US BUYSIDE BIDE THEIR TIME.

Despite the government shutdown and last-minute scrambling to finalise swaps execution facility (SEF) documents and iron out technology glitches, there were no major breakages on 2 October when trading went live through SEFs. However, the buyside in the US are still not ready to take the plunge, preferring instead to adopt a wait and see attitude, according to a study conducted by consultancy TABB Group.

Canvassing 40 firms managing a total of $13.7 trillion in assets, TABB found that almost 80% of US buyside firms avoided the platforms on the first day they were introduced. One reason is that the Commodity Futures Trading Commission, the US derivatives regulator, gave the industry breathing space after market participants said they were struggling to prepare for some of the aspects of the new regulations. The delay means that they have the option to continue trading through private negotiations with their counterparties, a practice the Dodd-Frank rules want to limit.

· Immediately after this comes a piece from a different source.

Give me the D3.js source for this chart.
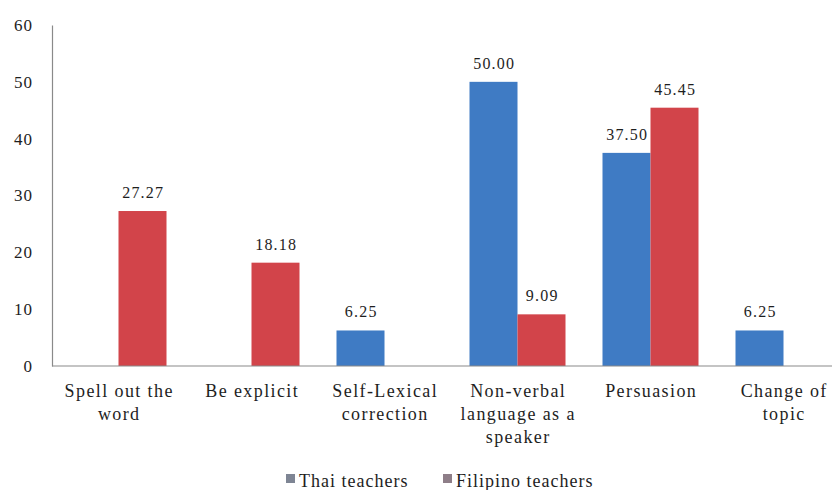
<!DOCTYPE html>
<html>
<head>
<meta charset="utf-8">
<script src="https://cdn.jsdelivr.net/npm/d3@7"></script>
</head>
<body style="margin:0">
<script>
const categories = [
    ['Spell out the', 'word'],
    ['Be explicit'],
    ['Self-Lexical', 'correction'],
    ['Non-verbal', 'language as a', 'speaker'],
    ['Persuasion'],
    ['Change of', 'topic']
];
const seriesNames = ['Thai teachers', 'Filipino teachers'];
const thaiValues = [null, null, 6.25, 50.00, 37.50, 6.25];
const filipinoValues = [27.27, 18.18, null, 9.09, 45.45, null];
const yTicks = [0, 10, 20, 30, 40, 50, 60];

const width = 832;
const height = 490;
const margin = { top: 25, right: -18, bottom: 124, left: 52 };
const barColors = ['#3f7bc4', '#d2444a'];
const legendColors = ['#7e8594', '#8e7e88'];
const font = 'Liberation Serif';
const ink = '#1e1e1e';

const svg = d3.select('body')
    .append('svg')
    .attr('width', width)
    .attr('height', height)
    .attr('font-family', font)
    .style('display', 'block');

const x0 = d3.scaleBand()
    .domain(d3.range(categories.length))
    .range([margin.left, width - margin.right]);

const x1 = d3.scaleBand()
    .domain([0, 1])
    .range([0, 96]);

const y = d3.scaleLinear()
    .domain([0, 60])
    .range([height - margin.bottom, margin.top]);

const rows = [thaiValues, filipinoValues];

const marks = [];
rows.forEach((values, s) => {
    values.forEach((v, i) => {
        if (v == null) return;
        marks.push({ i, s, v });
    });
});

const barX = d => x0(d.i) + x0.bandwidth() / 2 - 48 + x1(d.s);

svg.selectAll('rect.bar')
    .data(marks)
    .join('rect')
    .attr('class', 'bar')
    .attr('x', barX)
    .attr('y', d => y(d.v))
    .attr('width', x1.bandwidth())
    .attr('height', d => y(0) - y(d.v))
    .attr('fill', d => barColors[d.s]);

svg.selectAll('text.value')
    .data(marks)
    .join('text')
    .attr('class', 'value')
    .attr('x', d => barX(d) + x1.bandwidth() / 2 + 0.7)
    .attr('y', d => y(d.v) - 13)
    .attr('text-anchor', 'middle')
    .attr('fill', ink)
    .attr('font-family', font)
    .attr('font-size', 16)
    .attr('letter-spacing', 1.2)
    .text(d => d.v.toFixed(2));

// y axis
const yAxis = svg.append('g')
    .attr('transform', `translate(${margin.left},0)`)
    .call(d3.axisLeft(y).tickValues(yTicks).tickSize(0).tickPadding(19))
    .attr('font-family', font)
    .attr('font-size', 17);
yAxis.select('.domain').attr('stroke', '#8a8a8a').attr('stroke-width', 1.2);
yAxis.selectAll('text')
    .attr('fill', ink)
    .attr('letter-spacing', 1);

// x axis line
svg.append('line')
    .attr('x1', margin.left)
    .attr('x2', width)
    .attr('y1', y(0))
    .attr('y2', y(0))
    .attr('stroke', '#8a8a8a')
    .attr('stroke-width', 1.2);

// category labels
const catLabels = svg.selectAll('text.cat')
    .data(categories)
    .join('text')
    .attr('class', 'cat')
    .attr('text-anchor', 'middle')
    .attr('fill', ink)
    .attr('font-family', font)
    .attr('font-size', 18)
    .attr('letter-spacing', 1.4)
    .attr('transform', (d, i) => `translate(${x0(i) + x0.bandwidth() / 2 + 0.7},${y(0) + 31})`);

catLabels.selectAll('tspan')
    .data(d => d)
    .join('tspan')
    .attr('x', 0)
    .attr('dy', (d, j) => j === 0 ? 0 : 23)
    .text(d => d);

// legend
const legendItems = [
    { name: seriesNames[0], x: 286 },
    { name: seriesNames[1], x: 443 }
];
const legend = svg.append('g');
legend.selectAll('rect')
    .data(legendItems)
    .join('rect')
    .attr('x', d => d.x)
    .attr('y', 474)
    .attr('width', 9)
    .attr('height', 9)
    .attr('fill', (d, i) => legendColors[i]);
legend.selectAll('text')
    .data(legendItems)
    .join('text')
    .attr('x', d => d.x + 13)
    .attr('y', 487)
    .attr('fill', ink)
    .attr('font-family', font)
    .attr('font-size', 18)
    .attr('letter-spacing', 1)
    .text(d => d.name);
</script>
</body>
</html>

As a result, on 2 October only 12% of those questioned conducted live trades on SEFs, with a further 10% conducting test trades on the platforms. Only 7% of respondents hit the pause button on swap trading altogether although 27% of US buyside firms detected a slump in trading volumes. The study partly attributed this to a decline in the number of non-US firms trading in the market, adding: “Liquidity has also been driven offshore, as non-US persons shunned the US swaps market to avoid compliance with the Dodd-Frank Act.”